> **AIM**:
Reproduce exactly the lines starting at the line that contains "Reproduce this chart" and ending at the line that contains "s.set_linewidth(1.0)". Omit pictures.

## Begin

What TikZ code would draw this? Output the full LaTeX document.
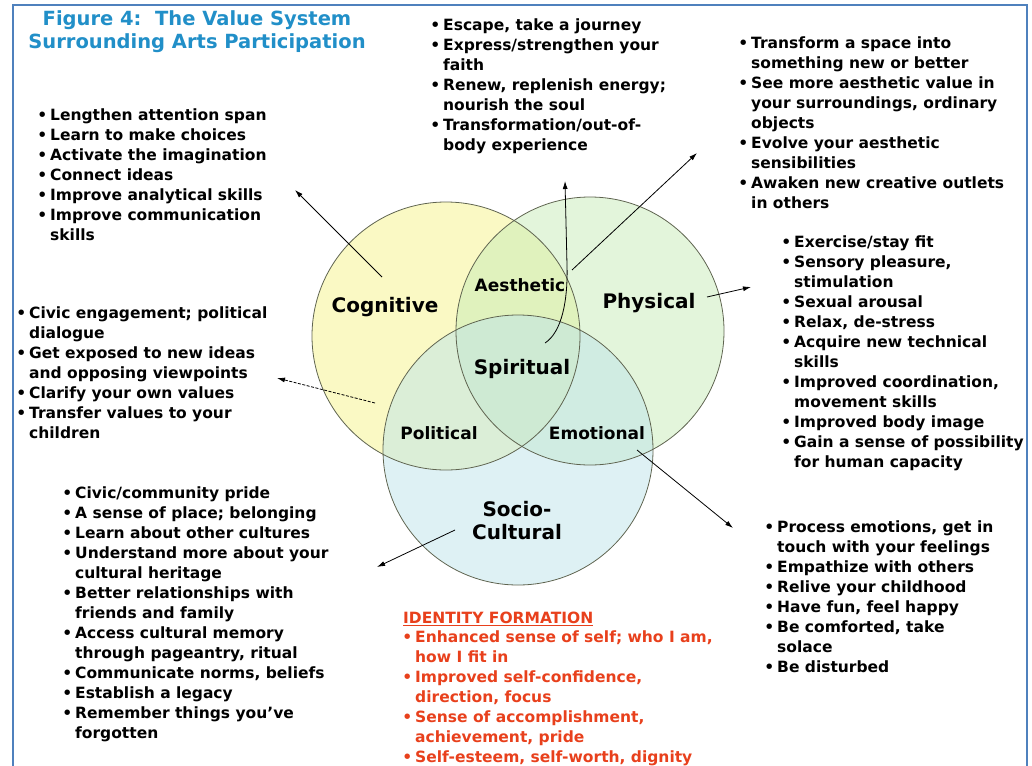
\documentclass[tikz,border=0pt]{standalone}
\usepackage{fontspec}
\setmainfont{DejaVu Sans}
\usepackage{tikz}
\usetikzlibrary{arrows.meta,positioning}

\definecolor{framebl}{RGB}{79,129,189}
\definecolor{titlebl}{RGB}{33,143,200}
\definecolor{idred}{RGB}{232,64,28}
\definecolor{cogyel}{RGB}{250,249,196}
\definecolor{phygrn}{RGB}{200,236,184}
\definecolor{soccyn}{RGB}{190,228,234}
\definecolor{ringgr}{RGB}{95,100,80}

\newcommand{\lstfont}{\bfseries\fontsize{15.5}{20}\selectfont}
\newcommand{\bul}{\strut\llap{\textbullet\hspace{3pt}}} % bullet hanging left of the text

\begin{document}
\begin{tikzpicture}[x=1pt,y=-1pt,
	lst/.style={anchor=north west, align=left, inner sep=0pt, font=\lstfont},
	ring/.style={circle, draw=ringgr, line width=0.8pt, inner sep=0pt},
	big/.style={font=\bfseries\fontsize{20}{23}\selectfont, align=center, inner sep=0pt},
	small/.style={font=\bfseries\fontsize{17}{20}\selectfont, inner sep=0pt},
	link/.style={-{Latex[length=8pt,width=5pt]}, line width=0.8pt},
]
	\useasboundingbox (0,0) rectangle (1032,765);
	\draw [framebl, line width=2pt] (13,5) rectangle (1027,775);

	% title
	\node [font=\bfseries\fontsize{19.5}{23}\selectfont, text=titlebl, align=center, inner sep=0pt] (title) at (197,31.5) {Figure 4:\ \ The Value System\\Surrounding Arts Participation};

	% the three circles
	\fill [cogyel] (446,336) circle (134pt);
	\fill [phygrn, fill opacity=0.5] (590,331) circle (134pt);
	\fill [soccyn, fill opacity=0.5] (518,450) circle (135pt);
	\node [ring, minimum size=268pt] (cog) at (446,336) {};
	\node [ring, minimum size=268pt] (phy) at (590,331) {};
	\node [ring, minimum size=270pt] (soc) at (518,450) {};

	\node [big] (lcog) at (385,307) {Cognitive};
	\node [big] (lphy) at (649,303) {Physical};
	\node [small] (laes) at (520,285) {Aesthetic};
	\node [big] (lspi) at (522,369) {Spiritual};
	\node [small] (lpol) at (439,433) {Political};
	\node [small] (lemo) at (597,433) {Emotional};
	\node [big] (lsoc) at (517,521) {Socio-\\Cultural};

	% lists
	\node [lst] (cogl) at (50,106) {\bul Lengthen attention span\\ \bul Learn to make choices\\ \bul Activate the imagination\\ \bul Connect ideas\\ \bul Improve analytical skills\\ \bul Improve communication\\ skills};
	\node [lst] (spil) at (443,16) {\bul Escape, take a journey\\ \bul Express/strengthen your\\ faith\\ \bul Renew, replenish energy;\\ nourish the soul\\ \bul Transformation/out-of-\\ body experience};
	\node [lst] (aesl) at (751,34) {\bul Transform a space into\\ something new or better\\ \bul See more aesthetic value in\\ your surroundings, ordinary\\ objects\\ \bul Evolve your aesthetic\\ sensibilities\\ \bul Awaken new creative outlets\\ in others};
	\node [lst] (phyl) at (794,233) {\bul Exercise/stay fit\\ \bul Sensory pleasure,\\ stimulation\\ \bul Sexual arousal\\ \bul Relax, de-stress\\ \bul Acquire new technical\\ skills\\ \bul Improved coordination,\\ movement skills\\ \bul Improved body image\\ \bul Gain a sense of possibility\\ for human capacity};
	\node [lst] (poll) at (29,304) {\bul Civic engagement; political\\ dialogue\\ \bul Get exposed to new ideas\\ and opposing viewpoints\\ \bul Clarify your own values\\ \bul Transfer values to your\\ children};
	\node [lst] (socl) at (75,484) {\bul Civic/community pride\\ \bul A sense of place; belonging\\ \bul Learn about other cultures\\ \bul Understand more about your\\ cultural heritage\\ \bul Better relationships with\\ friends and family\\ \bul Access cultural memory\\ through pageantry, ritual\\ \bul Communicate norms, beliefs\\ \bul Establish a legacy\\ \bul Remember things you’ve\\ forgotten};
	\node [lst] (emol) at (777,518) {\bul Process emotions, get in\\ touch with your feelings\\ \bul Empathize with others\\ \bul Relive your childhood\\ \bul Have fun, feel happy\\ \bul Be comforted, take\\ solace\\ \bul Be disturbed};
	\node [lst, text=idred] (idhd) at (403,609) {\strut\underline{IDENTITY FORMATION}};
	\node [lst, text=idred] (idl) at (415,628) {\bul Enhanced sense of self; who I am,\\ how I fit in\\ \bul Improved self-confidence,\\ direction, focus\\ \bul Sense of accomplishment,\\ achievement, pride\\ \bul Self-esteem, self-worth, dignity};

	% arrow ends
	\coordinate (cogt) at (382,277);  \coordinate (cogh) at (295,190);
	\coordinate (spit) at (545,343);  \coordinate (spih) at (565,181);
	\coordinate (aest) at (572,270);  \coordinate (aesh) at (697,153);
	\coordinate (phyt) at (707,297);  \coordinate (phyh) at (751,287);
	\coordinate (polt) at (375,403);  \coordinate (polh) at (277,378);
	\coordinate (emot) at (637,450);  \coordinate (emoh) at (733,528);
	\coordinate (soct) at (455,530);  \coordinate (soch) at (377,567);

	\draw [link] (cogt) -- (cogh);
	\draw [link] (spit) .. controls (562,332) and (568,300) .. (567,265) -- (spih);
	\draw [link] (aest) -- (aesh);
	\draw [link] (phyt) -- (phyh);
	\draw [link, dash pattern=on 3pt off 1.5pt] (polt) -- (polh);
	\draw [link] (emot) -- (emoh);
	\draw [link] (soct) -- (soch);

\end{tikzpicture}
\end{document}
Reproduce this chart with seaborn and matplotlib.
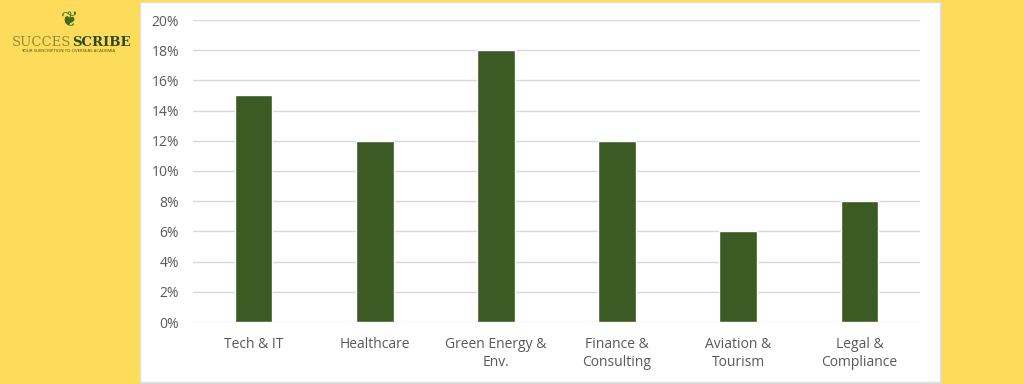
import matplotlib
matplotlib.use("Agg")
import matplotlib.pyplot as plt
import seaborn as sns
import pandas as pd
from matplotlib.ticker import FuncFormatter

categories = ["Tech & IT", "Healthcare", "Green Energy &\nEnv.", "Finance &\nConsulting",
              "Aviation &\nTourism", "Legal &\nCompliance"]
values = [15, 12, 18, 12, 6, 8]
yticks = [0, 2, 4, 6, 8, 10, 12, 14, 16, 18, 20]

df = pd.DataFrame({"sector": categories, "share": values})

sns.set_theme(style="white")
plt.rcParams['font.family'] = ['Open Sans', 'DejaVu Sans']

fig = plt.figure(figsize=(10.24, 3.84), dpi=100)
fig.patch.set_facecolor("#FDDC5C")

# white panel as a background axes
bg = fig.add_axes([140/1024, 2/384, 800/1024, 380/384], zorder=-5)
bg.set_facecolor("white")
bg.set_xticks([])
bg.set_yticks([])
for s in bg.spines.values():
    s.set_color("#E0E0E0")
    s.set_linewidth(1.0)

ax = fig.add_axes([193/1024, 1-322/384, 727/1024, (322-20)/384], zorder=1)
ax.set_facecolor("none")
sns.barplot(data=df, x="sector", y="share", color="#3B5A24", width=0.31, ax=ax,
            saturation=1, zorder=3)
ax.set_ylim(0, 20)
ax.set_yticks(yticks)
ax.yaxis.set_major_formatter(FuncFormatter(lambda v, p: f"{int(v)}%"))
ax.grid(axis="y", color="#D9D9D9", linewidth=1.0, zorder=0)
ax.set_axisbelow(True)
for s in ax.spines.values():
    s.set_visible(False)
ax.tick_params(axis="both", length=0, colors="#595959", labelsize=10)
ax.tick_params(axis="y", pad=10)
ax.tick_params(axis="x", pad=11)
for lbl in ax.get_xticklabels():
    lbl.set_linespacing(1.25)
ax.set_xlabel("")
ax.set_ylabel("")

# logo
renderer = fig.canvas.get_renderer()
t1 = fig.text(12/1024, 1-42/384, "SUCCES", fontsize=9.5, family="DejaVu Serif",
              color="#9A8A2A", ha="left", va="center")
bb = t1.get_window_extent(renderer=renderer)
fig.text(bb.x1/1024 + 0.5/1024, 1-42/384, "SCRIBE", fontsize=9.5, family="DejaVu Serif",
         color="#2F4A1A", ha="left", va="center", fontweight="bold")
fig.text(68/1024, 1-51/384, "YOUR SUBSCRIPTION TO OVERSEAS ACADEMIA", fontsize=3.2,
         color="#3A4A1A", ha="center", va="center")
fig.text(70/1024, 1-20/384, "❦", fontsize=15, color="#3E6B1E", ha="center", va="center",
         family="DejaVu Sans")

fig.savefig("out.png", dpi=100, facecolor=fig.get_facecolor())
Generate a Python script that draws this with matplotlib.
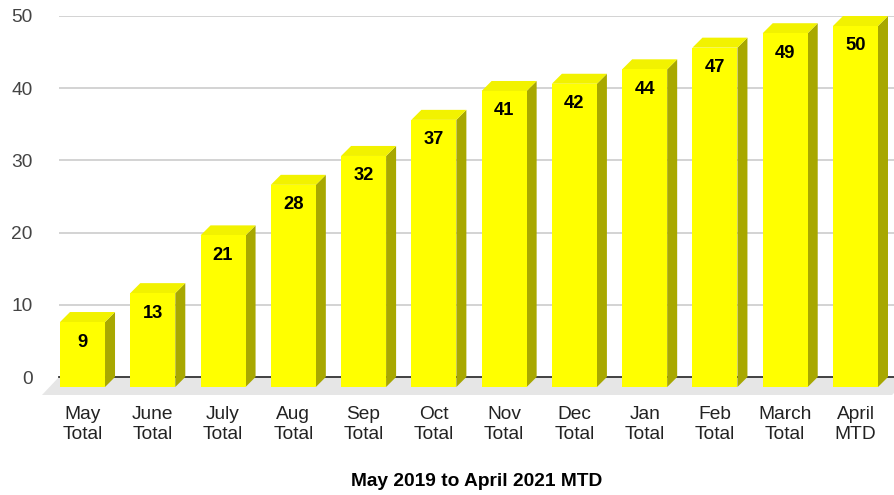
import matplotlib
matplotlib.use("Agg")
import matplotlib.pyplot as plt
from matplotlib.patches import Polygon

plt.rcParams['font.family'] = ['Liberation Sans', 'DejaVu Sans']

categories = ["May\nTotal", "June\nTotal", "July\nTotal", "Aug\nTotal", "Sep\nTotal", "Oct\nTotal",
              "Nov\nTotal", "Dec\nTotal", "Jan\nTotal", "Feb\nTotal", "March\nTotal", "April\nMTD"]
values = [9, 13, 21, 28, 32, 37, 41, 42, 44, 47, 49, 50]
yticks = [0, 10, 20, 30, 40, 50]
xlabel = "May 2019 to April 2021 MTD"

W, H = 895, 495
fig = plt.figure(figsize=(W / 100, H / 100), dpi=100)
ax_left, ax_right, ax_top, ax_bot = 59, 895, 16, 377
ax = fig.add_axes([ax_left / W, (H - ax_bot) / H, (ax_right - ax_left) / W, (ax_bot - ax_top) / H])

xmin, xmax = -0.477, 11.42
ax.set_xlim(xmin, xmax)
ax.set_ylim(0, 50)

pxx = (ax_right - ax_left) / (xmax - xmin)
pxy = (ax_bot - ax_top) / 50.0
depth = 10  # px
ddx = depth / pxx
ddy = depth / pxy
bw = 45 / pxx

for s in ax.spines.values():
    s.set_visible(False)

# gridlines
for t in yticks[1:]:
    ax.axhline(t, color="#cccccc", lw=1.2, zorder=0)

# floor
fdx = 17 / pxx
fdy = 18 / pxy
floor = Polygon([(xmin, 0), (xmax + 0.2, 0), (xmax + 0.2 - fdx, -fdy), (xmin - fdx, -fdy)],
                closed=True, facecolor="#e6e6e6", edgecolor="none", clip_on=False, zorder=1)
ax.add_patch(floor)
ax.plot([xmin, xmax], [0, 0], color="#333333", lw=1.3, zorder=2, clip_on=False)

front_c = "#ffff00"
top_c = "#f2f200"
side_c = "#a8a800"

for i, v in enumerate(values):
    bl, br = i - bw / 2, i + bw / 2
    side = Polygon([(br - ddx, -ddy), (br, 0), (br, v), (br - ddx, v - ddy)],
                   closed=True, facecolor=side_c, edgecolor="none", clip_on=False, zorder=3)
    top = Polygon([(bl - ddx, v - ddy), (bl, v), (br, v), (br - ddx, v - ddy)],
                  closed=True, facecolor=top_c, edgecolor="none", clip_on=False, zorder=3)
    front = Polygon([(bl - ddx, -ddy), (br - ddx, -ddy), (br - ddx, v - ddy), (bl - ddx, v - ddy)],
                    closed=True, facecolor=front_c, edgecolor="none", clip_on=False, zorder=4)
    ax.add_patch(side)
    ax.add_patch(top)
    ax.add_patch(front)
    ax.text(i - ddx, v - ddy - 20 / pxy, str(v), ha="center", va="center",
            fontsize=13.2, fontweight="bold", color="#000000", zorder=5)

ax.set_xticks([i - ddx for i in range(len(values))])
ax.set_xticklabels(categories, fontsize=13.8, color="#222222", linespacing=1.2)
ax.set_yticks(yticks)
ax.set_yticklabels([str(t) for t in yticks], fontsize=13.8, color="#444444")
ax.tick_params(axis="x", length=0, pad=21)
ax.tick_params(axis="y", length=0, pad=19)

fig.text((ax_left + ax_right) / 2 / W, 1 - 481 / H, xlabel, ha="center", va="center",
         fontsize=13.8, fontweight="bold", color="#000000")

fig.savefig("out.png", dpi=100)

## End

> **FINAL RESULT**:
Reproduce this chart with seaborn and matplotlib.
import matplotlib
matplotlib.use("Agg")
import matplotlib.pyplot as plt
import seaborn as sns
import pandas as pd
from matplotlib.ticker import FuncFormatter

categories = ["Tech & IT", "Healthcare", "Green Energy &\nEnv.", "Finance &\nConsulting",
              "Aviation &\nTourism", "Legal &\nCompliance"]
values = [15, 12, 18, 12, 6, 8]
yticks = [0, 2, 4, 6, 8, 10, 12, 14, 16, 18, 20]

df = pd.DataFrame({"sector": categories, "share": values})

sns.set_theme(style="white")
plt.rcParams['font.family'] = ['Open Sans', 'DejaVu Sans']

fig = plt.figure(figsize=(10.24, 3.84), dpi=100)
fig.patch.set_facecolor("#FDDC5C")

# white panel as a background axes
bg = fig.add_axes([140/1024, 2/384, 800/1024, 380/384], zorder=-5)
bg.set_facecolor("white")
bg.set_xticks([])
bg.set_yticks([])
for s in bg.spines.values():
    s.set_color("#E0E0E0")
    s.set_linewidth(1.0)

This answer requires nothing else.